The original communist dreams of equality, of direct self-govern­ment have long been abandoned. The Communist Party has re­placed the Czarist bureaucracy; a new ruling class has taken the place of the old; inequalities of pay and privilege are just as rigid as they were under the old regime. Behind the facade of proletarian rule the methods of fierce old Czars like Ivan the Terrible and Peter the Great are constantly peeping out. One is impressed by the prophetic wisdom of the Polish novelist, Joseph Conrad, who wrote in response to the Bolshevik Revolution:

"The ferocity and imbecility of an autocratic rule rejecting all legality and in fact basing itself upon complete moral anarchism provokes the no less imbecile and atrocious answer of a purely uto­pian revolutionism encompassing destruction by the first means to hand, in the strange conviction that a fundamental change of hearts must follow the downfall of any given human institutions. These people are unable to see that all they can effect is a mere change of names. The oppressors and the oppressed are all Russians to­gether; and the world is brought once more face to face with the truth of the saying that the tiger cannot change his stripes nor the leopard his spots."

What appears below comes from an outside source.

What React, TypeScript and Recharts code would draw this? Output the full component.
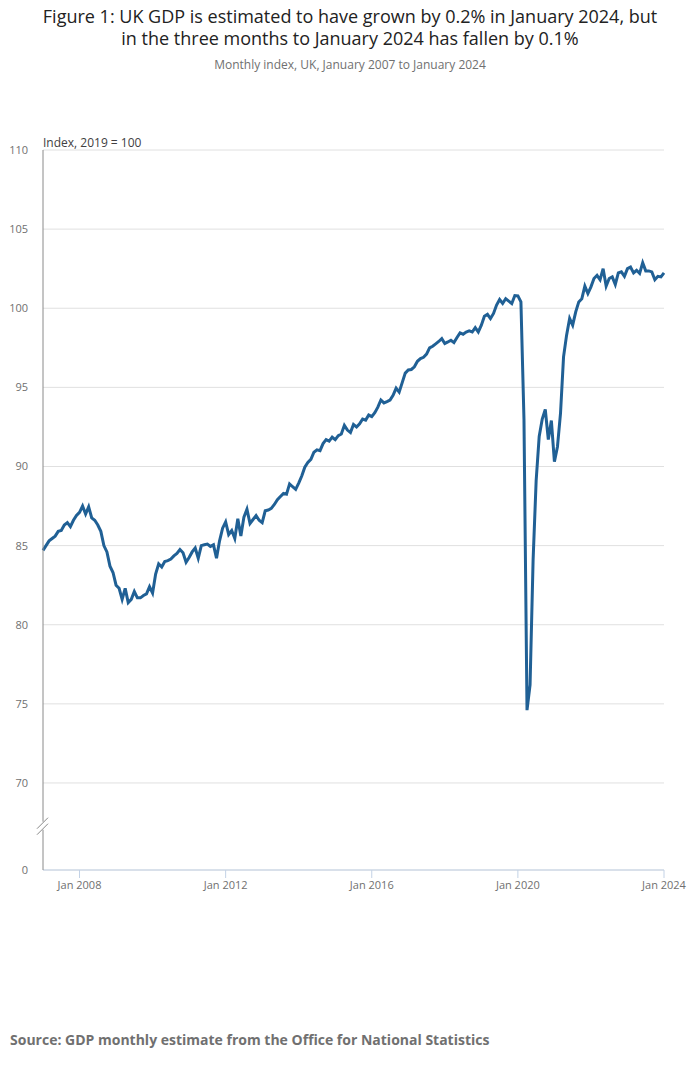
import { CartesianGrid, Line, LineChart, ReferenceDot, XAxis, YAxis } from 'recharts'

// monthly GDP index, 2019 = 100
const monthNames = ['Jan', 'Feb', 'Mar', 'Apr', 'May', 'Jun', 'Jul', 'Aug', 'Sep', 'Oct', 'Nov', 'Dec']
const years = [2007, 2008, 2009, 2010, 2011, 2012, 2013, 2014, 2015, 2016, 2017, 2018, 2019, 2020, 2021, 2022, 2023, 2024]

const index2007 = [84.7, 85.0, 85.3, 85.45, 85.6, 85.9, 85.95, 86.3, 86.45, 86.2, 86.6, 86.9]
const index2008 = [87.1, 87.5, 87.0, 87.45, 86.75, 86.6, 86.3, 85.9, 85.0, 84.6, 83.7, 83.3]
const index2009 = [82.5, 82.3, 81.6, 82.3, 81.4, 81.6, 82.1, 81.7, 81.7, 81.85, 81.95, 82.4]
const index2010 = [82.0, 83.2, 83.85, 83.65, 84.0, 84.05, 84.15, 84.35, 84.5, 84.75, 84.55, 83.95]
const index2011 = [84.25, 84.6, 84.85, 84.2, 85.0, 85.05, 85.1, 84.95, 85.05, 84.2, 85.3, 86.1]
const index2012 = [86.5, 85.7, 85.95, 85.45, 86.7, 85.6, 86.8, 87.3, 86.4, 86.65, 86.9, 86.6]
const index2013 = [86.45, 87.2, 87.25, 87.35, 87.6, 87.9, 88.1, 88.3, 88.25, 88.9, 88.72, 88.55]
const index2014 = [88.95, 89.4, 89.95, 90.25, 90.45, 90.9, 91.05, 91.0, 91.45, 91.7, 91.6, 91.85]
const index2015 = [91.7, 91.95, 92.05, 92.6, 92.3, 92.15, 92.65, 92.5, 92.7, 93.0, 92.93, 93.25]
const index2016 = [93.15, 93.4, 93.75, 94.2, 94.02, 94.1, 94.2, 94.5, 94.95, 94.7, 95.3, 95.9]
const index2017 = [96.1, 96.13, 96.3, 96.65, 96.82, 96.9, 97.1, 97.5, 97.6, 97.75, 97.9, 98.08]
const index2018 = [97.77, 97.87, 97.98, 97.83, 98.15, 98.44, 98.36, 98.5, 98.57, 98.5, 98.78, 98.5]
const index2019 = [98.93, 99.5, 99.62, 99.35, 99.67, 100.2, 100.55, 100.3, 100.6, 100.45, 100.3, 100.8]
const index2020 = [100.78, 100.4, 93.0, 74.6, 76.2, 84.1, 89.1, 91.9, 93.0, 93.6, 91.7, 92.9]
const index2021 = [90.3, 91.25, 93.35, 96.93, 98.3, 99.35, 98.93, 99.77, 100.4, 100.6, 101.4, 100.93]
const index2022 = [101.35, 101.88, 102.08, 101.8, 102.5, 101.4, 101.88, 101.98, 101.5, 102.23, 102.3, 102.02]
const index2023 = [102.5, 102.6, 102.23, 102.4, 102.2, 102.87, 102.36, 102.36, 102.3, 101.8, 102.02, 101.98]
const index2024 = [102.23]

const yearlyIndex = [
  index2007, index2008, index2009, index2010, index2011, index2012, index2013, index2014, index2015,
  index2016, index2017, index2018, index2019, index2020, index2021, index2022, index2023, index2024,
]

// bottom of the broken axis is labelled 0
const axisFloor = 64.5
const breakAt = 67.3
const yTicks = [axisFloor, 70, 75, 80, 85, 90, 95, 100, 105, 110]
const xTickLabels = ['Jan 2008', 'Jan 2012', 'Jan 2016', 'Jan 2020', 'Jan 2024']

const data = years.flatMap((year, yi) =>
  yearlyIndex[yi].map((gdp, mi) => ({ label: `${monthNames[mi]} ${year}`, gdp })),
).map((d, i) => ({ ...d, m: i }))

const xTicks = data.filter((d) => xTickLabels.includes(d.label)).map((d) => d.m)

function BreakMark({ cx, cy }: { cx?: number; cy?: number }) {
  if (cx == null || cy == null) return null
  return (
    <g>
      <rect x={cx - 2} y={cy - 4} width={4} height={8} fill="#fff" />
      <line x1={cx - 6} y1={cy + 3} x2={cx + 5} y2={cy - 8} stroke="#888" strokeWidth={1} />
      <line x1={cx - 6} y1={cy + 9} x2={cx + 5} y2={cy - 2} stroke="#888" strokeWidth={1} />
    </g>
  )
}

export default function App() {
  return (
    <div
      style={{
        position: 'absolute',
        left: 0,
        top: 0,
        width: 700,
        height: 1067,
        background: '#fff',
        fontFamily: '"Open Sans", sans-serif',
      }}
    >
      <div
        style={{
          position: 'absolute',
          top: 5,
          left: 0,
          width: 700,
          textAlign: 'center',
          fontSize: 18,
          lineHeight: '22px',
          color: '#222',
        }}
      >
        Figure 1: UK GDP is estimated to have grown by 0.2% in January 2024, but
        <br />
        in the three months to January 2024 has fallen by 0.1%
      </div>
      <div
        style={{
          position: 'absolute',
          top: 56,
          left: 0,
          width: 700,
          textAlign: 'center',
          fontSize: 12,
          color: '#707070',
        }}
      >
        Monthly index, UK, January 2007 to January 2024
      </div>
      <div style={{ position: 'absolute', top: 134, left: 43, fontSize: 12, color: '#414042' }}>
        Index, 2019 = 100
      </div>

      <div style={{ position: 'absolute', top: 0, left: 0 }}>
        <LineChart width={700} height={920} data={data} margin={{ top: 150, right: 36, left: 8, bottom: 20 }}>
          <CartesianGrid vertical={false} stroke="#e0e0e0" />
          <XAxis
            dataKey="m"
            type="number"
            domain={[0, data.length - 1]}
            ticks={xTicks}
            tickFormatter={(m: number) => data[m]?.label ?? ''}
            height={30}
            tickSize={8}
            tickMargin={3}
            axisLine={{ stroke: '#c3d2e6' }}
            tickLine={{ stroke: '#c3d2e6' }}
            tick={{ fill: '#707070', fontSize: 11 }}
          />
          <YAxis
            type="number"
            domain={[axisFloor, 110]}
            ticks={yTicks}
            tickFormatter={(v: number) => (v === axisFloor ? '0' : String(v))}
            width={35}
            tickSize={0}
            tickMargin={15}
            axisLine={{ stroke: '#8a8a8a' }}
            tickLine={false}
            tick={{ fill: '#707070', fontSize: 11 }}
            allowDataOverflow
          />
          <Line
            type="linear"
            dataKey="gdp"
            stroke="#206095"
            strokeWidth={3}
            dot={false}
            isAnimationActive={false}
          />
          <ReferenceDot x={0} y={breakAt} r={0} ifOverflow="visible" shape={(p: any) => <BreakMark {...p} />} />
        </LineChart>
      </div>

      <div
        style={{
          position: 'absolute',
          top: 1030,
          left: 10,
          fontSize: 14,
          fontWeight: 700,
          color: '#707070',
        }}
      >
        Source: GDP monthly estimate from the Office for National Statistics
      </div>
    </div>
  )
}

The negative lesson of the Bol­shevik Revolution is the futility of expecting a change of hearts and minds from a change of ex­ternal institutions, no matter how violent and sweeping. The positive lesson (and this applies also to the current fetish of salvation through institutionalism) is that the only true revolution lies in an inner change of hearts and minds. This, incidentally, is the common conviction of all the world’s great religious and moral teachers, whose target is always the indi­vidual, never the institutions un­der which the individual lives.